The trouble with 'interpreters'

Many or most of the readers in this area of the Choice Community will be aware of the constant flow of new bugs and ways of hacking into our computers/phones/IOT devices.

I am writing this post immediately after posting about a new HP fax problem, and its intent is to bring the reader’s attention to the cause of this and many other major vulnerabilities in any information technology - interpretation.

Pretty much everything a computing device does is based upon some sort of interpretation. At the very bottom levels, modern (pre-quantum) computers rely effectively on a switch being turned on or off - 1 or 0. Above this level we have all sorts of interpreters, within the hardware, the operating system, and the individual program. These all seek to translate between the binary computer and the non-binary user - the human.

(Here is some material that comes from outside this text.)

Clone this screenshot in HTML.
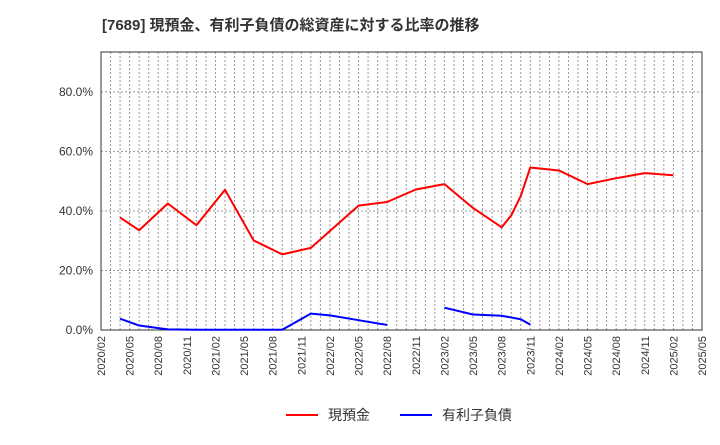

The problems with interpreters are that they cannot anticipate everything that may be entered, and even when they can there are often ‘bits left behind’ after they have been written and debugged. What this means is:

  1. Back doors, where the coders/testers have written something to make their job a bit easier and accidentally left it in the code. Recent examples of this have been coming to public awareness in relation to D-Link routers, while the US National Security Agency (NSA) has been accused of deliberately weakening security standards - a form of indirect back door.
  2. Unexpected inputs. A fax machine expects that a facsimile transmission will consist of a header, a footer, and some text/visual content. HP apparently implemented bits of the fax specification that allow for colour faxes, but didn’t provide for an extremely large input to be received. This caused an error which could be exploited.

Many of the day-to-day exploits we hear about are due to interpretation errors. Adobe Flash is being retired in 2020, because they simply cannot keep up with the number of errors. Similarly, Adobe Reader (for PDFs) has had a lot of problems with interpretation. Even simple .jpg pictures have been able to be used as ways to gain unauthorised access to a machine.

How can I protect myself?

  1. Always keep your digital devices up-to-date. Twenty years ago, you would have been advised only to patch it if you’re having a problem. That advice has been flipped on its head by the explosion of vulnerabilities, and so every month even Windows gets patched to fix newly discovered problems.
  2. Limit possible attack surfaces. If a program or app does not need internet access, don’t give it that access. Interestingly, there is a case to be argued that anti-virus software expands the possible attack surface due to the extensive access it has to your operating system’s inner-most parts.
  3. If you don’t need/use it, get rid of it.
  4. Watch the IT security news.

I hope some of this information may be useful to some readers. I also look forward to additions and corrections.

5 Likes

Thanks for the advice @postulative, hopefully it will help assist other Community members.